> On Mon, Apr 07, 2025 at 11:50:46AM GMT, Ashutosh Bapat wrote:
> This is because the BarrierArriveAndWait() only waits for all the
> attached backends. It doesn't wait for backends which are yet to
> attach. I think what we want is *all* the backends should execute all
> the phases synchronously and wait for others to finish. If we don't do
> that, there's a possibility that some of them would see inconsistent
> buffer states or even worse may not have necessary memory mapped and
> resized - thus causing segfaults. Am I correct?
>
> I think what needs to be done is that every backend should wait for other
> backends to attach themselves to the barrier before moving to the
> first phase. One way I can think of is we use two signal barriers -
> one to ensure that all the backends have attached themselves and
> second for the actual resizing. But then the postmaster needs to wait for
> all the processes to process the first signal barrier. A postmaster can
> not wait on anything. Maybe there's a way to poll, but I didn't find
> it. Does that mean that we have to make some other backend a coordinator?
Yes, you're right, plain dynamic Barrier does not ensure all available
processes will be synchronized. I was aware about the scenario you
describe, it's mentioned in commentaries for the resize function. I was
under the impression this should be enough, but after some more thinking
I'm not so sure anymore. Let me try to structure it as a list of
possible corner cases that we need to worry about:
* New backend spawned while we're busy resizing shared memory. Those
should wait until the resizing is complete and get the new size as well.
* Old backend receives a resize message, but exits before attempting to
resize. Those should be excluded from coordination.
* A backend is blocked and not responding before or after the
ProcSignalBarrier message was sent. I'm thinking about a failure
situation, when one rogue backend is doing something without checking
for interrupts. We need to wait for those to become responsive, and
potentially abort shared memory resize after some timeout.
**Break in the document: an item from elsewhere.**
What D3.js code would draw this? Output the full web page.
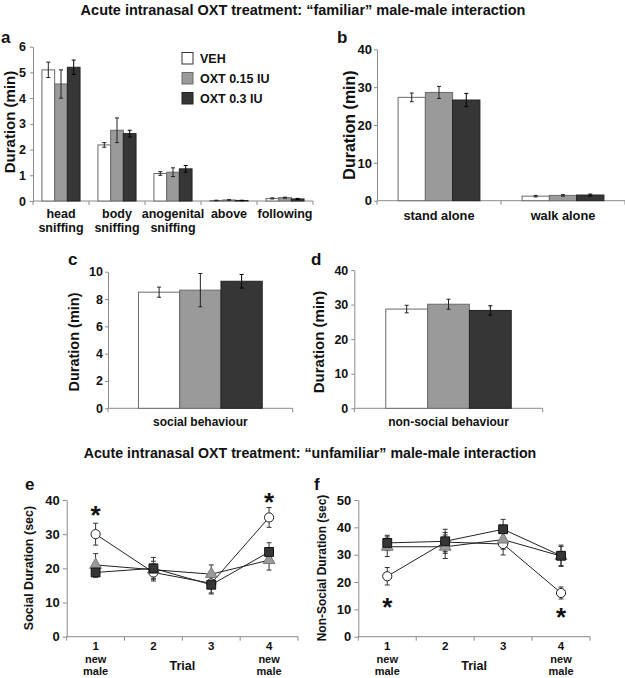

* Backends join the barrier in disjoint groups with some time in
between, which is longer than what it takes to resize shared memory.
That means that relying only on the shared dynamic barrier is not
enough -- it will only synchronize resize procedure withing those
groups.
Out of those I think the third poses some problems, e.g. if we shrinking
the shared memory, but one backend is accessing buffer pool without
checking for interrupts. In the v3 implementation this won't be handled
correctly, other backends will ignore such rogue process. Independently
from that we could reason about the logic much easier if it's guaranteed
that all the process to resize shared memory will wait for each other to
start simultaneously.
Looks like to achieve that we need a slightly different combination of a
global Barrier and ProcSignalBarrier mechanism. We can't use
ProcSignalBarrier as it is, because processes need to wait for each
other, and at the same time finish processing to bump the generation. We
also can't use a simple dynamic Barrier due to possibility of disjoint
groups of processes. A static Barrier is also not easier, because we
would need somehow to know exact number of processes, which might change
over time.
I think a relatively elegant solution is to extend ProcSignalBarrier
mechanism to track not only pss_barrierGeneration, as a sign that
everything was processed, but also something like
pss_barrierReceivedGeneration, indicating that the message was received
everywhere but not processed yet. That would be enough to allow
processes to wait until the resize message was received everywhere, then
use a global Barrier to wait until all processes are finished. It's
somehow similar to your proposal to use two signals, but has less
implementation overhead.
This would also allow different solutions regarding error handling. E.g.
we could do an unbounded waiting for all processes we expect to resize,
assuming that the user will be able to intervene and fix an issue if
there is any. Or we can do a timed waiting, and abort the resize after
some timeout of not all processes are ready yet. In the new v4 version
of the patch the first option is implemented.
On top of that there are following changes:
* Shared memory address space is now reserved for future usage, making
shared memory segments clash (e.g. due to memory allocation)
impossible. There is a new GUC to control how much space to reserve,
which is called max_available_memory -- on the assumption that most of
the time it would make sense to set its value to the total amount of
memory on the machine. I'm open for suggestions regarding the name.
* There is one more patch to address hugepages remap. As mentioned in
this thread above, Linux kernel has certain limitations when it comes
to mremap for segments allocated with huge pages. To work around it's
possible to replace mremap with a sequence of unmap and map again,
relying on the anon file behind the segment to keep the memory
content. I haven't found any downsides of this approach so far, but it
makes the anonymous file patch 0007 mandatory.